● **EXERCISE INSTRUCTIONS**
Please transcribe the data below exactly. Leave the pictures out.

● **INFORMATION SHOWN**

— Start —

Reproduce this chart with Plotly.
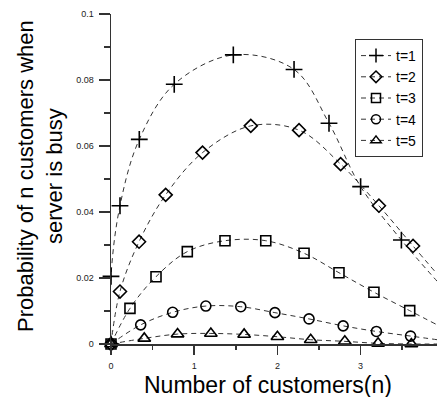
import plotly.graph_objects as go

# ---- data (x = customers n, y = probability) ----
series_names = ["t=1", "t=2", "t=3", "t=4", "t=5"]

x_t1 = [0.0, 0.0, 0.108, 0.34, 0.76, 1.47, 2.20, 2.62, 3.00, 3.49, 3.92]
y_t1 = [0.0, 0.0205, 0.0419, 0.0620, 0.0787, 0.0876, 0.0832, 0.0669, 0.0477, 0.0315, 0.0190]

x_t2 = [0.0, 0.108, 0.337, 0.657, 1.10, 1.68, 2.26, 2.76, 3.22, 3.63, 3.92]
y_t2 = [0.0, 0.0159, 0.0310, 0.0452, 0.0580, 0.0661, 0.0648, 0.0545, 0.0419, 0.0297, 0.0212]

x_t3 = [0.0, 0.228, 0.541, 0.917, 1.37, 1.86, 2.32, 2.74, 3.16, 3.59, 3.92]
y_t3 = [0.0, 0.0108, 0.0204, 0.0280, 0.0313, 0.0313, 0.0275, 0.0216, 0.0157, 0.0101, 0.0058]

x_t4 = [0.0, 0.357, 0.741, 1.14, 1.56, 1.97, 2.38, 2.79, 3.19, 3.60, 3.92]
y_t4 = [0.0, 0.0058, 0.0096, 0.0115, 0.0113, 0.0095, 0.0076, 0.0055, 0.0038, 0.0024, 0.0013]

x_t5 = [0.0, 0.40, 0.80, 1.20, 1.60, 2.00, 2.40, 2.81, 3.21, 3.61, 3.92]
y_t5 = [0.0, 0.0017, 0.0030, 0.0032, 0.0029, 0.0022, 0.0013, 0.0008, 0.0002, 0.0000, 0.0000]

# last point of each list is the end of the smoothed curve (no marker there)
xs = [x_t1, x_t2, x_t3, x_t4, x_t5]
ys = [y_t1, y_t2, y_t3, y_t4, y_t5]

y_ticks = [0, 0.02, 0.04, 0.06, 0.08, 0.1]
y_tick_labels = ["0", "0.02", "0.04", "0.06", "0.08", "0.1"]
x_ticks = [0, 1, 2, 3]
x_tick_labels = ["0", "1", "2", "3"]

x_title = "Number of customers(n)"
y_title = "Probability of n customers when<br>server is busy"

symbols = ["cross-thin-open", "diamond-open", "square-open", "circle-open", "triangle-up-open"]
msizes = [12, 10, 10, 10, 11]
legend_msizes = [10, 9, 9, 9, 9]

FONT = "Liberation Sans, Arial, sans-serif"
LINE_COLOR = "#333333"
DASH = "5px,4px"

fig = go.Figure()
for name, x, y, sym, ms, lms in zip(series_names, xs, ys, symbols, msizes, legend_msizes):
    # smoothed dashed curve
    fig.add_trace(go.Scatter(
        x=x, y=y, mode="lines", showlegend=False, hoverinfo="skip",
        line=dict(color=LINE_COLOR, width=1, dash=DASH, shape="spline", smoothing=1.0),
        cliponaxis=True,
    ))
    # markers
    fig.add_trace(go.Scatter(
        x=x[:-1], y=y[:-1], mode="markers", showlegend=False, name=name,
        marker=dict(symbol=sym, size=ms, color="black",
                    line=dict(color="black", width=1.6)),
        cliponaxis=False,
    ))
    # legend entry
    fig.add_trace(go.Scatter(
        x=[None], y=[None], mode="lines+markers", name=name,
        line=dict(color=LINE_COLOR, width=1, dash=DASH),
        marker=dict(symbol=sym, size=lms, color="black",
                    line=dict(color="black", width=1.5)),
    ))

fig.update_layout(
    width=437, height=397,
    margin=dict(l=111, r=0, t=14, b=53),
    paper_bgcolor="white", plot_bgcolor="white",
    font=dict(family=FONT, color="black"),
    showlegend=True,
    legend=dict(
        x=(355 - 111) / 326, y=(344 - 39) / 330, xanchor="left", yanchor="top",
        bgcolor="white", bordercolor="#333333", borderwidth=1,
        font=dict(size=14, family=FONT, color="black"),
        itemwidth=30, tracegroupgap=0,
    ),
    xaxis=dict(
        range=[0, 3.918], showgrid=False, zeroline=False,
        showline=True, linecolor=LINE_COLOR, linewidth=1.5,
        tickmode="array", tickvals=x_ticks, ticktext=x_tick_labels,
        ticks="outside", ticklen=9, tickwidth=1.5, tickcolor=LINE_COLOR,
        tickfont=dict(size=9, color="#222222"), ticklabelstandoff=4,
        minor=dict(dtick=0.5, tick0=0, ticks="outside", ticklen=4,
                   tickwidth=1.5, tickcolor=LINE_COLOR, showgrid=False),
    ),
    yaxis=dict(
        range=[0, 0.1], showgrid=False, zeroline=False,
        showline=True, linecolor=LINE_COLOR, linewidth=1.5,
        tickmode="array", tickvals=y_ticks, ticktext=y_tick_labels,
        ticks="outside", ticklen=11, tickwidth=1.5, tickcolor=LINE_COLOR,
        tickfont=dict(size=9, color="#222222"), ticklabelstandoff=3,
        minor=dict(dtick=0.01, tick0=0, ticks="outside", ticklen=6,
                   tickwidth=1.5, tickcolor=LINE_COLOR, showgrid=False),
    ),
    annotations=[
        dict(text=x_title, xref="paper", yref="paper",
             x=(267.5 - 111) / 326, y=(344 - 385) / 330,
             xanchor="center", yanchor="middle", showarrow=False,
             font=dict(size=23, family=FONT, color="black")),
        dict(text=y_title, xref="paper", yref="paper",
             x=(40 - 111) / 326, y=(344 - 176) / 330,
             xanchor="center", yanchor="middle", showarrow=False, textangle=-90,
             font=dict(size=22, family=FONT, color="black")),
    ],
)

fig.write_html("out.html",
               config={"displayModeBar": False, "staticPlot": True},
               post_script="document.body.style.margin='0';document.body.style.overflow='hidden';")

— End —

● **SOLUTION TO THIS EXERCISE**
Reproduce this chart with Plotly.
import plotly.graph_objects as go

# ---- data (x = customers n, y = probability) ----
series_names = ["t=1", "t=2", "t=3", "t=4", "t=5"]

x_t1 = [0.0, 0.0, 0.108, 0.34, 0.76, 1.47, 2.20, 2.62, 3.00, 3.49, 3.92]
y_t1 = [0.0, 0.0205, 0.0419, 0.0620, 0.0787, 0.0876, 0.0832, 0.0669, 0.0477, 0.0315, 0.0190]

x_t2 = [0.0, 0.108, 0.337, 0.657, 1.10, 1.68, 2.26, 2.76, 3.22, 3.63, 3.92]
y_t2 = [0.0, 0.0159, 0.0310, 0.0452, 0.0580, 0.0661, 0.0648, 0.0545, 0.0419, 0.0297, 0.0212]

x_t3 = [0.0, 0.228, 0.541, 0.917, 1.37, 1.86, 2.32, 2.74, 3.16, 3.59, 3.92]
y_t3 = [0.0, 0.0108, 0.0204, 0.0280, 0.0313, 0.0313, 0.0275, 0.0216, 0.0157, 0.0101, 0.0058]

x_t4 = [0.0, 0.357, 0.741, 1.14, 1.56, 1.97, 2.38, 2.79, 3.19, 3.60, 3.92]
y_t4 = [0.0, 0.0058, 0.0096, 0.0115, 0.0113, 0.0095, 0.0076, 0.0055, 0.0038, 0.0024, 0.0013]

x_t5 = [0.0, 0.40, 0.80, 1.20, 1.60, 2.00, 2.40, 2.81, 3.21, 3.61, 3.92]
y_t5 = [0.0, 0.0017, 0.0030, 0.0032, 0.0029, 0.0022, 0.0013, 0.0008, 0.0002, 0.0000, 0.0000]

# last point of each list is the end of the smoothed curve (no marker there)
xs = [x_t1, x_t2, x_t3, x_t4, x_t5]
ys = [y_t1, y_t2, y_t3, y_t4, y_t5]

y_ticks = [0, 0.02, 0.04, 0.06, 0.08, 0.1]
y_tick_labels = ["0", "0.02", "0.04", "0.06", "0.08", "0.1"]
x_ticks = [0, 1, 2, 3]
x_tick_labels = ["0", "1", "2", "3"]

x_title = "Number of customers(n)"
y_title = "Probability of n customers when<br>server is busy"

symbols = ["cross-thin-open", "diamond-open", "square-open", "circle-open", "triangle-up-open"]
msizes = [12, 10, 10, 10, 11]
legend_msizes = [10, 9, 9, 9, 9]

FONT = "Liberation Sans, Arial, sans-serif"
LINE_COLOR = "#333333"
DASH = "5px,4px"

fig = go.Figure()
for name, x, y, sym, ms, lms in zip(series_names, xs, ys, symbols, msizes, legend_msizes):
    # smoothed dashed curve
    fig.add_trace(go.Scatter(
        x=x, y=y, mode="lines", showlegend=False, hoverinfo="skip",
        line=dict(color=LINE_COLOR, width=1, dash=DASH, shape="spline", smoothing=1.0),
        cliponaxis=True,
    ))
    # markers
    fig.add_trace(go.Scatter(
        x=x[:-1], y=y[:-1], mode="markers", showlegend=False, name=name,
        marker=dict(symbol=sym, size=ms, color="black",
                    line=dict(color="black", width=1.6)),
        cliponaxis=False,
    ))
    # legend entry
    fig.add_trace(go.Scatter(
        x=[None], y=[None], mode="lines+markers", name=name,
        line=dict(color=LINE_COLOR, width=1, dash=DASH),
        marker=dict(symbol=sym, size=lms, color="black",
                    line=dict(color="black", width=1.5)),
    ))

fig.update_layout(
    width=437, height=397,
    margin=dict(l=111, r=0, t=14, b=53),
    paper_bgcolor="white", plot_bgcolor="white",
    font=dict(family=FONT, color="black"),
    showlegend=True,
    legend=dict(
        x=(355 - 111) / 326, y=(344 - 39) / 330, xanchor="left", yanchor="top",
        bgcolor="white", bordercolor="#333333", borderwidth=1,
        font=dict(size=14, family=FONT, color="black"),
        itemwidth=30, tracegroupgap=0,
    ),
    xaxis=dict(
        range=[0, 3.918], showgrid=False, zeroline=False,
        showline=True, linecolor=LINE_COLOR, linewidth=1.5,
        tickmode="array", tickvals=x_ticks, ticktext=x_tick_labels,
        ticks="outside", ticklen=9, tickwidth=1.5, tickcolor=LINE_COLOR,
        tickfont=dict(size=9, color="#222222"), ticklabelstandoff=4,
        minor=dict(dtick=0.5, tick0=0, ticks="outside", ticklen=4,
                   tickwidth=1.5, tickcolor=LINE_COLOR, showgrid=False),
    ),
    yaxis=dict(
        range=[0, 0.1], showgrid=False, zeroline=False,
        showline=True, linecolor=LINE_COLOR, linewidth=1.5,
        tickmode="array", tickvals=y_ticks, ticktext=y_tick_labels,
        ticks="outside", ticklen=11, tickwidth=1.5, tickcolor=LINE_COLOR,
        tickfont=dict(size=9, color="#222222"), ticklabelstandoff=3,
        minor=dict(dtick=0.01, tick0=0, ticks="outside", ticklen=6,
                   tickwidth=1.5, tickcolor=LINE_COLOR, showgrid=False),
    ),
    annotations=[
        dict(text=x_title, xref="paper", yref="paper",
             x=(267.5 - 111) / 326, y=(344 - 385) / 330,
             xanchor="center", yanchor="middle", showarrow=False,
             font=dict(size=23, family=FONT, color="black")),
        dict(text=y_title, xref="paper", yref="paper",
             x=(40 - 111) / 326, y=(344 - 176) / 330,
             xanchor="center", yanchor="middle", showarrow=False, textangle=-90,
             font=dict(size=22, family=FONT, color="black")),
    ],
)

fig.write_html("out.html",
               config={"displayModeBar": False, "staticPlot": True},
               post_script="document.body.style.margin='0';document.body.style.overflow='hidden';")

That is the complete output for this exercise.